1975年初出 日野日出志
ひばり書房ヒットコミックス
子供の頃怖いモノ見たさで読んで、長らく私のトラウマとなった一冊。
この本のせいで見慣れぬ虫をひどく恐れる時期がしばらく続いたのだから、ほんと作者には責任とってほしい。
カフカとの共通点等、識者は指摘していたりしますが、まあ、それほど大層なものではなく、単純にどこまでも救いがなくグロテスクなホラーです。
とにかく絵が気味悪い。
これはもう、わざとやってるのではと思えるほど極端なディフォルメ、アンバランスさを強調したデッサンが生理的嫌悪感をどこまでも刺激します。

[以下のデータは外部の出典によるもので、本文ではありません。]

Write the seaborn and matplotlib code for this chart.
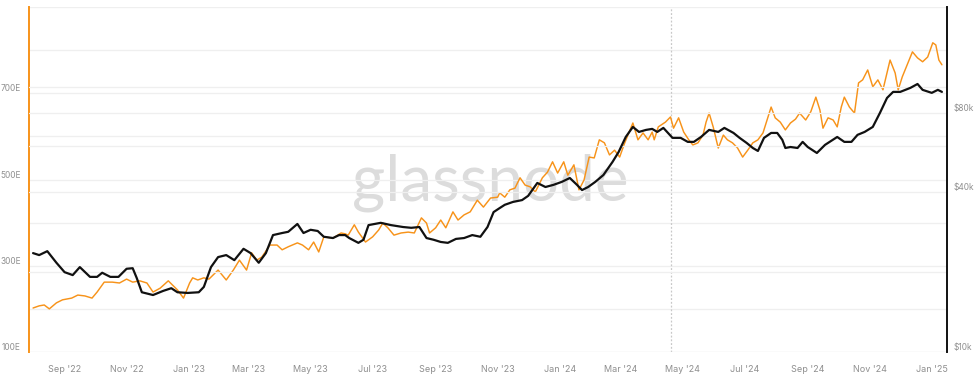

多分朝起きて枕元にこの本が置いてあったら「ギャっ」と悲鳴を上げ、隣で寝ている嫁を錯乱してぶん殴ると思う。
それぐらい嫌な作画ですね、私にとっては。
未だにそのおぞましさが許容できてない、というのははっきり言ってあります。
刷り込みなのかもしれないですけどね。
ただですね、奇妙な無常観漂うエンディングは怪奇ホラー好きのツボをつく悲哀があって、もしこの作品を伊藤潤二あたりがリメイクしたらまた違った美しさがあったかもなあ、などと思ったりもするんで、なんとも評価に困るところ。
70年代ならではの気味悪さであり、グロをアーティスティックに塗布するような悪夢的世界観は認めざるをえないと思うんですが、持っていたくはない。
私にとってはそういう一冊ですね。